Тянется Праздник Тела Господня с его великанами и карликами и чудовищем Тараской. Гранадские девушки с точеными нагими руками и лоном, как темная магнолия, в неистовстве фейерверка, скрипок и пышной сбруи, разом раскрывают зонтики, зеленые, оранжевые, синие, и плывут на карусели вздохов, любви и тоски в царство пиротехнических чудес, волшебное «пойдешь и пропадешь».

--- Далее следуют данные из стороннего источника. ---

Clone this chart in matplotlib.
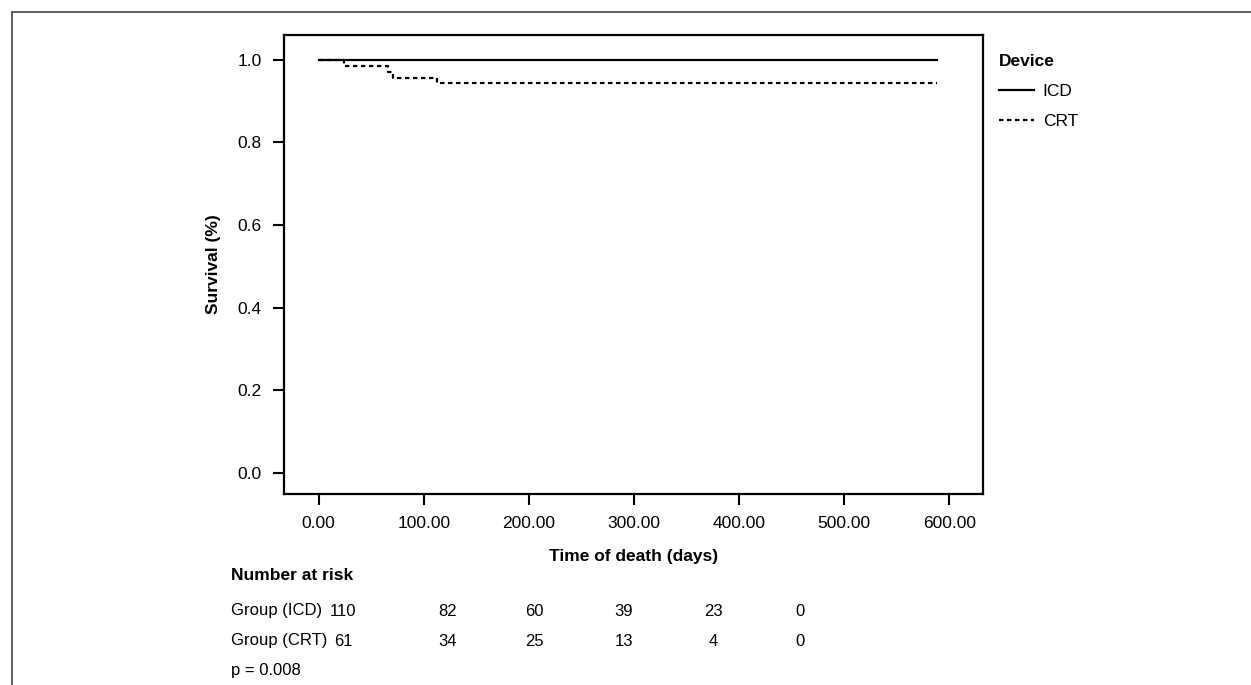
import matplotlib
matplotlib.use("Agg")
from matplotlib import pyplot as plt
from matplotlib.patches import Rectangle

plt.rcParams['font.family'] = ['Liberation Sans', 'DejaVu Sans']

# Data
icd_times = [0, 588]
icd_surv = [1.0, 1.0]
crt_times = [0, 24, 66, 71, 113, 588]
crt_surv = [1.0, 0.984, 0.970, 0.956, 0.943, 0.943]

x_ticks = [0, 100, 200, 300, 400, 500, 600]
y_ticks = [0.0, 0.2, 0.4, 0.6, 0.8, 1.0]

risk_groups = ['Group (ICD)', 'Group (CRT)']
risk_icd = [110, 82, 60, 39, 23, 0]
risk_crt = [61, 34, 25, 13, 4, 0]
risk_x_px = [343, 448, 534, 624, 713, 800]
p_text = 'p = 0.008'

W, H = 1251, 685
FS = 12.5
fig = plt.figure(figsize=(W / 100, H / 100), dpi=100)

def fx(px):
    return px / W

def fy(py):
    return 1 - py / H

# outer frame
fig.patches.append(Rectangle((fx(12), -0.1), 1.2, fy(12) + 0.1, transform=fig.transFigure,
                             fill=False, edgecolor='#444444', linewidth=1.2))

ax = fig.add_axes([fx(284), fy(494), fx(983) - fx(284), fy(35) - fy(494)])
ax.step(icd_times, icd_surv, where='post', color='black', linewidth=1.6, label='ICD')
ax.step(crt_times, crt_surv, where='post', color='black', linewidth=1.6,
        linestyle=(0, (2, 1.6)), label='CRT')

ax.set_xlim(-33, 632)
ax.set_ylim(-0.051, 1.06)
ax.set_xticks(x_ticks)
ax.set_xticklabels(['%.2f' % t for t in x_ticks])
ax.set_yticks(y_ticks)
ax.set_yticklabels(['%.1f' % t for t in y_ticks])
ax.tick_params(direction='out', length=8, width=1.5, labelsize=FS, pad=8)
for s in ax.spines.values():
    s.set_linewidth(1.6)

ax.set_xlabel('Time of death (days)', fontsize=FS, fontweight='bold', labelpad=13)
ax.set_ylabel('Survival (%)', fontsize=FS, fontweight='bold', labelpad=12)

leg = ax.legend(loc='upper left', bbox_to_anchor=(1.006, 0.985), frameon=False, fontsize=FS,
                title='Device', handlelength=2.0, handletextpad=0.5, borderaxespad=0.3,
                labelspacing=0.85)
leg.get_title().set_fontweight('bold')
leg.get_title().set_fontsize(FS)
leg._legend_box.align = 'left'
leg._legend_box.sep = 11

# number at risk table
TS = 12
fig.text(fx(231), fy(576), 'Number at risk', fontsize=FS, fontweight='bold', va='center')
for row_y, name, vals in zip([611, 641], risk_groups, [risk_icd, risk_crt]):
    fig.text(fx(231), fy(row_y), name, fontsize=TS, va='center')
    for xp, v in zip(risk_x_px, vals):
        fig.text(fx(xp), fy(row_y), str(v), fontsize=TS, va='center', ha='center')
fig.text(fx(231), fy(670), p_text, fontsize=TS, va='center')

fig.savefig('out.png', dpi=100)
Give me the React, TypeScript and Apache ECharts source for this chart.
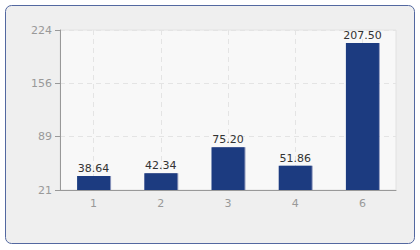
import React, { useEffect, useRef } from "react";
import * as echarts from "echarts";

const categories = ["1", "2", "3", "4", "6"];
const values = [38.64, 42.34, 75.2, 51.86, 207.5];
const yMin = 21;
const yMax = 224;
const gridSlots = ["", "", "", "", "", "", "", "", "", "", ""];

export default function App() {
  const ref = useRef<HTMLDivElement>(null);
  useEffect(() => {
    if (!ref.current) return;
    const chart = echarts.init(ref.current, null, { renderer: "svg" });
    const font = "DejaVu Sans";
    chart.setOption({
      animation: false,
      backgroundColor: "#ffffff",
      graphic: [
        {
          type: "rect",
          z: -10,
          shape: { x: 5.5, y: 5.5, width: 409, height: 238, r: 6 },
          style: { fill: "#efefef", stroke: "#5368a0", lineWidth: 1 },
        },
      ],
      grid: {
        left: 60,
        right: 24,
        top: 30,
        bottom: 60,
        show: true,
        backgroundColor: "#f8f8f8",
        borderColor: "#e2e2e2",
        borderWidth: 1,
      },
      xAxis: [
        {
          type: "category",
          data: categories,
          axisLine: { lineStyle: { color: "#999999" } },
          axisTick: { alignWithLabel: true, length: 5, lineStyle: { color: "#999999" } },
          axisLabel: { color: "#999999", fontFamily: font, fontSize: 11, margin: 8 },
          splitLine: { show: false },
        },
        {
          type: "category",
          data: gridSlots,
          boundaryGap: false,
          position: "bottom",
          axisLine: { show: false },
          axisTick: { show: false },
          axisLabel: { show: false },
          splitLine: {
            show: true,
            interval: (i: number) => i % 2 === 1,
            lineStyle: { color: "#e4e4e4", type: [5, 4] },
          },
        },
      ],
      yAxis: {
        type: "value",
        min: yMin,
        max: yMax,
        interval: (yMax - yMin) / 3,
        axisLine: { show: true, lineStyle: { color: "#999999" } },
        axisTick: { show: true, length: 5, lineStyle: { color: "#999999" } },
        axisLabel: {
          color: "#999999",
          fontFamily: font,
          fontSize: 11,
          margin: 8,
          formatter: (v: number) => String(Math.round(v)),
        },
        splitLine: { show: true, lineStyle: { color: "#e4e4e4", type: [5, 4] } },
      },
      series: [
        {
          type: "bar",
          data: values,
          barWidth: 33,
          itemStyle: {
            color: "#1a3a80",
            shadowColor: "rgba(70,90,150,0.6)",
            shadowOffsetX: 1,
            shadowBlur: 0,
          },
          label: {
            show: true,
            position: "top",
            distance: 2,
            color: "#333333",
            fontFamily: font,
            fontSize: 11,
            formatter: (p: any) => Number(p.value).toFixed(2),
          },
        },
      ],
    });
    return () => chart.dispose();
  }, []);
  return (
    <div
      ref={ref}
      style={{ position: "fixed", left: 0, top: 0, width: 420, height: 250 }}
    />
  );
}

Со стороны гранадской долины – праздничный град кастаньет, а навстречу ему, с улицы Эльвиры, одной из стариннейших, —
там, на улице Эльвиры,
три подружки плутоватых
по ночам идут в Альгамбру
и всегда без провожатых, —
городской напев, один из колоритнейших:
Под тем листом, листочком,
в тени капустной
мой милый еле дышит.
Как это грустно!
Под тем листом, листочком,
в тени на грядке,
мой милый еле дышит
от лихорадки.
Под тем листом, листочком,
в тени листа,
мой милый еле дышит.
Я заперта.
С последним всплеском фейерверка, едва рухнет на Гранаду его финальный гром, так называемый «карачун», люди как один покидают город и вручают его летнему зною, пришедшему мгновенно. Кресла стоят в белых чехлах, балконы заперты. Те, кто остался, переселяются в подвалы и дворики и тянут ледяную воду из душистой розовой глины запотелых кувшинов. Жить и думать начинают по ночам. Это пора, когда весь город поет под гитару фанданго и гранадины, такие пастушьи и напоенные далью. Так повелось – и ныне, и присно. Прошлым летом, когда я был в компании друзей и все они, люди простые, пели, неподалеку взорвалась бомба – и хоть бы кто бровью повел. Лишь один одобрительно бросил: «В лад попала». Так уж повелось. Но сегодня у меня нет гитары, и вы не услышите гранадину. В другой раз. Но они-то и поются летом, гранадины, и еще – романсы.